━━ DATA ━━

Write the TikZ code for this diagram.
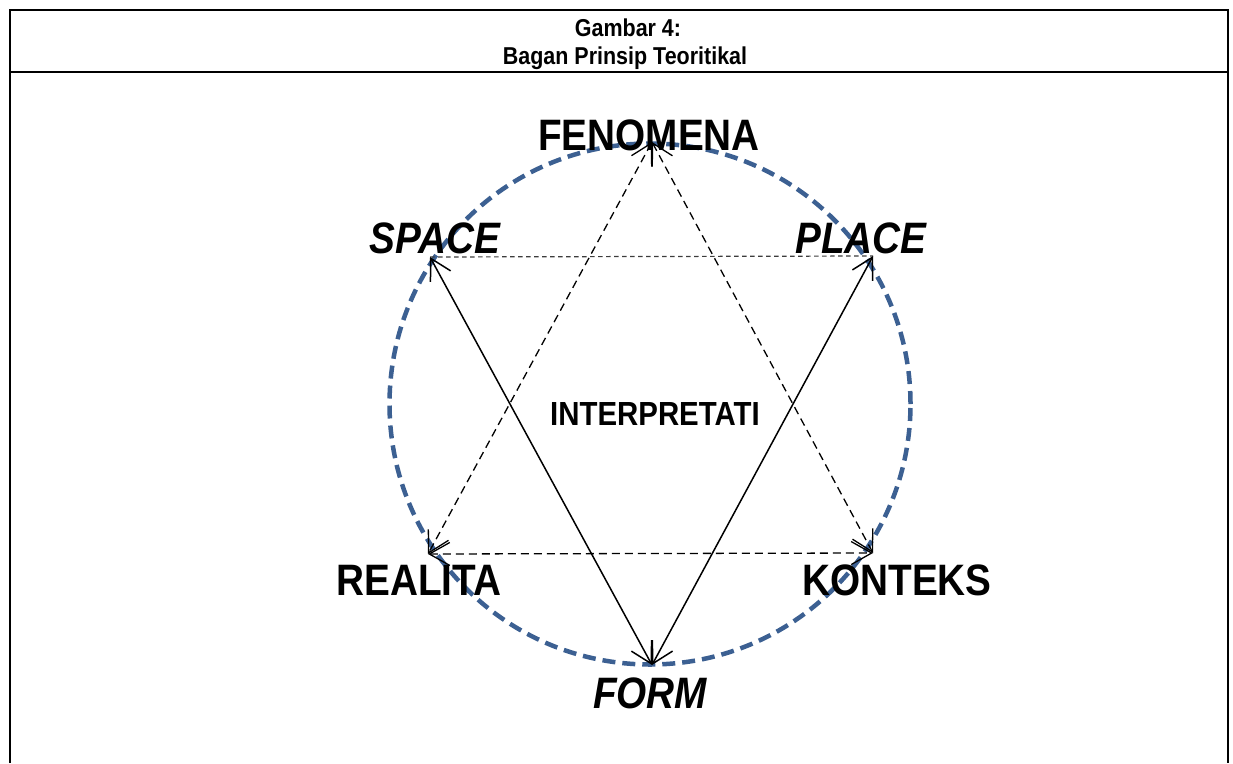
\documentclass[tikz,border=0pt]{standalone}
\usepackage{fontspec}
\setmainfont{Liberation Sans}[FakeStretch=0.88]
\usetikzlibrary{arrows.meta}
\definecolor{circblue}{RGB}{60,96,146}
\definecolor{dgray}{RGB}{60,60,60}
\begin{document}
\begin{tikzpicture}[x=1pt,y=-1pt,
  lbl/.style={anchor=base,inner sep=0pt,font=\fontsize{44}{50}\selectfont\bfseries},
  ilbl/.style={anchor=base,inner sep=0pt,font=\fontsize{44}{50}\selectfont\bfseries\itshape},
  midlbl/.style={anchor=base,inner sep=0pt,font=\fontsize{33.4}{38}\selectfont\bfseries},
  hdr/.style={anchor=base,inner sep=0pt,font=\fontsize{24.4}{28}\selectfont\bfseries},
  frameline/.style={line width=2.5pt},
  circ/.style={draw=circblue,line width=4.5pt,dash pattern=on 13pt off 7pt},
  dline/.style={line width=1.3pt,dash pattern=on 8pt off 5pt,
    {Straight Barb[length=20.5pt,width=23pt]}-{Straight Barb[length=20.5pt,width=23pt]}},
  sline/.style={line width=1.5pt,
    {Straight Barb[length=20.5pt,width=23pt]}-{Straight Barb[length=20.5pt,width=23pt]}},
  fline/.style={line width=1.2pt,draw=dgray,dash pattern=on 4.5pt off 3.5pt}
]
\useasboundingbox (0,0) rectangle (1233,763);
% frame
\draw[frameline] (10,763) -- (10,10) -- (1228,10) -- (1228,763);
\draw[frameline] (10,72) -- (1228,72);
% header
\node[hdr] (h1) at (628,36) {Gambar 4:};
\node[hdr] (h2) at (625,64) {Bagan Prinsip Teoritikal};
% circle
\draw[circ] (650,404) circle[radius=260.5pt];
% points
\coordinate (pF) at (652,142);
\coordinate (pS) at (430,257);
\coordinate (pP) at (873,256);
\coordinate (pR) at (428,554);
\coordinate (pK) at (873,553);
\coordinate (pO) at (652,665);
% connectors
\draw[fline] (pS) -- (pP);
\draw[dline] (pF) -- (pR);
\draw[dline] (pF) -- (pK);
\draw[dline] (pR) -- (pK);
\draw[sline] (pS) -- (pO);
\draw[sline] (pP) -- (pO);
% labels
\node[lbl] (fen) at (649,150) {FENOMENA};
\node[ilbl] (spa) at (435,253) {SPACE};
\node[ilbl] (pla) at (861,253) {PLACE};
\node[lbl] (rea) at (419,595) {REALITA};
\node[lbl] (kon) at (897,595) {KONTEKS};
\node[ilbl] (for) at (650,708) {FORM};
\node[midlbl] (int) at (655,425) {INTERPRETATI};
\end{tikzpicture}
\end{document}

━━━

EXERCISE DESCRIPTION. Extract the full listing above verbatim; pictures are to be left out of the copy.

RESPONSE TO THIS TASK.
Write the TikZ code for this diagram.
\documentclass[tikz,border=0pt]{standalone}
\usepackage{fontspec}
\setmainfont{Liberation Sans}[FakeStretch=0.88]
\usetikzlibrary{arrows.meta}
\definecolor{circblue}{RGB}{60,96,146}
\definecolor{dgray}{RGB}{60,60,60}
\begin{document}
\begin{tikzpicture}[x=1pt,y=-1pt,
  lbl/.style={anchor=base,inner sep=0pt,font=\fontsize{44}{50}\selectfont\bfseries},
  ilbl/.style={anchor=base,inner sep=0pt,font=\fontsize{44}{50}\selectfont\bfseries\itshape},
  midlbl/.style={anchor=base,inner sep=0pt,font=\fontsize{33.4}{38}\selectfont\bfseries},
  hdr/.style={anchor=base,inner sep=0pt,font=\fontsize{24.4}{28}\selectfont\bfseries},
  frameline/.style={line width=2.5pt},
  circ/.style={draw=circblue,line width=4.5pt,dash pattern=on 13pt off 7pt},
  dline/.style={line width=1.3pt,dash pattern=on 8pt off 5pt,
    {Straight Barb[length=20.5pt,width=23pt]}-{Straight Barb[length=20.5pt,width=23pt]}},
  sline/.style={line width=1.5pt,
    {Straight Barb[length=20.5pt,width=23pt]}-{Straight Barb[length=20.5pt,width=23pt]}},
  fline/.style={line width=1.2pt,draw=dgray,dash pattern=on 4.5pt off 3.5pt}
]
\useasboundingbox (0,0) rectangle (1233,763);
% frame
\draw[frameline] (10,763) -- (10,10) -- (1228,10) -- (1228,763);
\draw[frameline] (10,72) -- (1228,72);
% header
\node[hdr] (h1) at (628,36) {Gambar 4:};
\node[hdr] (h2) at (625,64) {Bagan Prinsip Teoritikal};
% circle
\draw[circ] (650,404) circle[radius=260.5pt];
% points
\coordinate (pF) at (652,142);
\coordinate (pS) at (430,257);
\coordinate (pP) at (873,256);
\coordinate (pR) at (428,554);
\coordinate (pK) at (873,553);
\coordinate (pO) at (652,665);
% connectors
\draw[fline] (pS) -- (pP);
\draw[dline] (pF) -- (pR);
\draw[dline] (pF) -- (pK);
\draw[dline] (pR) -- (pK);
\draw[sline] (pS) -- (pO);
\draw[sline] (pP) -- (pO);
% labels
\node[lbl] (fen) at (649,150) {FENOMENA};
\node[ilbl] (spa) at (435,253) {SPACE};
\node[ilbl] (pla) at (861,253) {PLACE};
\node[lbl] (rea) at (419,595) {REALITA};
\node[lbl] (kon) at (897,595) {KONTEKS};
\node[ilbl] (for) at (650,708) {FORM};
\node[midlbl] (int) at (655,425) {INTERPRETATI};
\end{tikzpicture}
\end{document}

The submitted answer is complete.